- **AIM**
All of the data that follows should be retyped exactly, please, except the pictures.

- **SOURCE EXCERPT**
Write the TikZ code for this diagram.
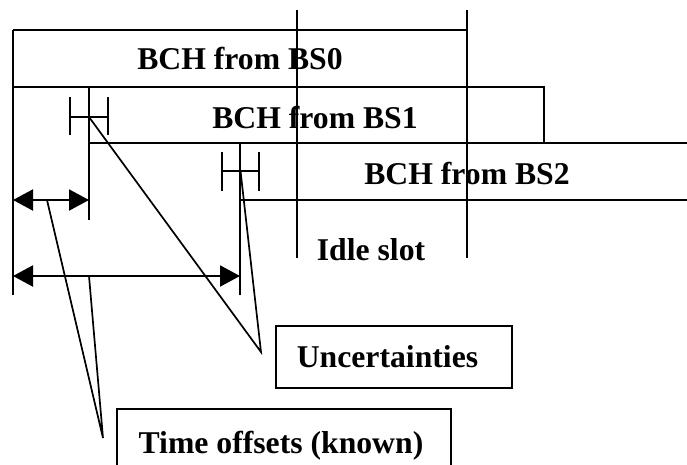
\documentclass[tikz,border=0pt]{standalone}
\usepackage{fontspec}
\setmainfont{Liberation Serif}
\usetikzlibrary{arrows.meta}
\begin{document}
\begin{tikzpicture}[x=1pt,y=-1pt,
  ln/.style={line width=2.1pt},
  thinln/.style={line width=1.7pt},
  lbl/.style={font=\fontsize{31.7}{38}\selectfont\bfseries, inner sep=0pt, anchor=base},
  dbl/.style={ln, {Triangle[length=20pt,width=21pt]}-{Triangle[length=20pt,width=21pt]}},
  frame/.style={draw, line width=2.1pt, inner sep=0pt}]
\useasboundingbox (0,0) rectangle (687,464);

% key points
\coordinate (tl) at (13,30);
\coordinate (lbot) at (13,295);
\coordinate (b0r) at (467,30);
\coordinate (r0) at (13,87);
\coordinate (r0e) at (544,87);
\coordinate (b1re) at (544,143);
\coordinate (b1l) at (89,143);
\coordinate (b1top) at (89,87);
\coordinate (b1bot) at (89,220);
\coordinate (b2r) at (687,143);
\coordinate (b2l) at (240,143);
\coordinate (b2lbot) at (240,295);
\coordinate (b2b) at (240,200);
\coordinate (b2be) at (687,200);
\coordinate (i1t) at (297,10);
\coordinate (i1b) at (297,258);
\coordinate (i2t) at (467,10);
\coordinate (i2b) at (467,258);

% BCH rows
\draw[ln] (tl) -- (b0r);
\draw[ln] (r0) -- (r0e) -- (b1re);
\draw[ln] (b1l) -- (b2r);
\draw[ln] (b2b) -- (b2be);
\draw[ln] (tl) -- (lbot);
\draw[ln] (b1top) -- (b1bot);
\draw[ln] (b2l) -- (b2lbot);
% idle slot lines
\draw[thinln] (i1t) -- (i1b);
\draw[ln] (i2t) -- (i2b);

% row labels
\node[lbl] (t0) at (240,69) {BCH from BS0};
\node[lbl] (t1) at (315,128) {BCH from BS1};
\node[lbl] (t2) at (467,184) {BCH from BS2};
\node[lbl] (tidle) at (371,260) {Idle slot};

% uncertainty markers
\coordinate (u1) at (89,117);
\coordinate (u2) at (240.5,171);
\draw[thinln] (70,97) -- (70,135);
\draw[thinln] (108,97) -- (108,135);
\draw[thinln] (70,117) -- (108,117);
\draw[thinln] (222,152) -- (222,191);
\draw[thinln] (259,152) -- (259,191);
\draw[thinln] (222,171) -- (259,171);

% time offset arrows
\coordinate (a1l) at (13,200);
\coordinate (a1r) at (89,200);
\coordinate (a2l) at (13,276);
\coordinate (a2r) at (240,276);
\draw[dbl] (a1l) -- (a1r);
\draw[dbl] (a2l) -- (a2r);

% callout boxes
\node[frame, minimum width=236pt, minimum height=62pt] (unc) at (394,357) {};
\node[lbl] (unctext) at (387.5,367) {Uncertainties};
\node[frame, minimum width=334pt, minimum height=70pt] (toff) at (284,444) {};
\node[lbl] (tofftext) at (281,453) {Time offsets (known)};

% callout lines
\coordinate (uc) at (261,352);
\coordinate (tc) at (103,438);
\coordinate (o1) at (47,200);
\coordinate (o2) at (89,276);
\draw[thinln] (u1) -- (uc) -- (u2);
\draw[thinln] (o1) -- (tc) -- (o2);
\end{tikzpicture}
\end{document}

- **OUTPUT BELOW**
Write the TikZ code for this diagram.
\documentclass[tikz,border=0pt]{standalone}
\usepackage{fontspec}
\setmainfont{Liberation Serif}
\usetikzlibrary{arrows.meta}
\begin{document}
\begin{tikzpicture}[x=1pt,y=-1pt,
  ln/.style={line width=2.1pt},
  thinln/.style={line width=1.7pt},
  lbl/.style={font=\fontsize{31.7}{38}\selectfont\bfseries, inner sep=0pt, anchor=base},
  dbl/.style={ln, {Triangle[length=20pt,width=21pt]}-{Triangle[length=20pt,width=21pt]}},
  frame/.style={draw, line width=2.1pt, inner sep=0pt}]
\useasboundingbox (0,0) rectangle (687,464);

% key points
\coordinate (tl) at (13,30);
\coordinate (lbot) at (13,295);
\coordinate (b0r) at (467,30);
\coordinate (r0) at (13,87);
\coordinate (r0e) at (544,87);
\coordinate (b1re) at (544,143);
\coordinate (b1l) at (89,143);
\coordinate (b1top) at (89,87);
\coordinate (b1bot) at (89,220);
\coordinate (b2r) at (687,143);
\coordinate (b2l) at (240,143);
\coordinate (b2lbot) at (240,295);
\coordinate (b2b) at (240,200);
\coordinate (b2be) at (687,200);
\coordinate (i1t) at (297,10);
\coordinate (i1b) at (297,258);
\coordinate (i2t) at (467,10);
\coordinate (i2b) at (467,258);

% BCH rows
\draw[ln] (tl) -- (b0r);
\draw[ln] (r0) -- (r0e) -- (b1re);
\draw[ln] (b1l) -- (b2r);
\draw[ln] (b2b) -- (b2be);
\draw[ln] (tl) -- (lbot);
\draw[ln] (b1top) -- (b1bot);
\draw[ln] (b2l) -- (b2lbot);
% idle slot lines
\draw[thinln] (i1t) -- (i1b);
\draw[ln] (i2t) -- (i2b);

% row labels
\node[lbl] (t0) at (240,69) {BCH from BS0};
\node[lbl] (t1) at (315,128) {BCH from BS1};
\node[lbl] (t2) at (467,184) {BCH from BS2};
\node[lbl] (tidle) at (371,260) {Idle slot};

% uncertainty markers
\coordinate (u1) at (89,117);
\coordinate (u2) at (240.5,171);
\draw[thinln] (70,97) -- (70,135);
\draw[thinln] (108,97) -- (108,135);
\draw[thinln] (70,117) -- (108,117);
\draw[thinln] (222,152) -- (222,191);
\draw[thinln] (259,152) -- (259,191);
\draw[thinln] (222,171) -- (259,171);

% time offset arrows
\coordinate (a1l) at (13,200);
\coordinate (a1r) at (89,200);
\coordinate (a2l) at (13,276);
\coordinate (a2r) at (240,276);
\draw[dbl] (a1l) -- (a1r);
\draw[dbl] (a2l) -- (a2r);

% callout boxes
\node[frame, minimum width=236pt, minimum height=62pt] (unc) at (394,357) {};
\node[lbl] (unctext) at (387.5,367) {Uncertainties};
\node[frame, minimum width=334pt, minimum height=70pt] (toff) at (284,444) {};
\node[lbl] (tofftext) at (281,453) {Time offsets (known)};

% callout lines
\coordinate (uc) at (261,352);
\coordinate (tc) at (103,438);
\coordinate (o1) at (47,200);
\coordinate (o2) at (89,276);
\draw[thinln] (u1) -- (uc) -- (u2);
\draw[thinln] (o1) -- (tc) -- (o2);
\end{tikzpicture}
\end{document}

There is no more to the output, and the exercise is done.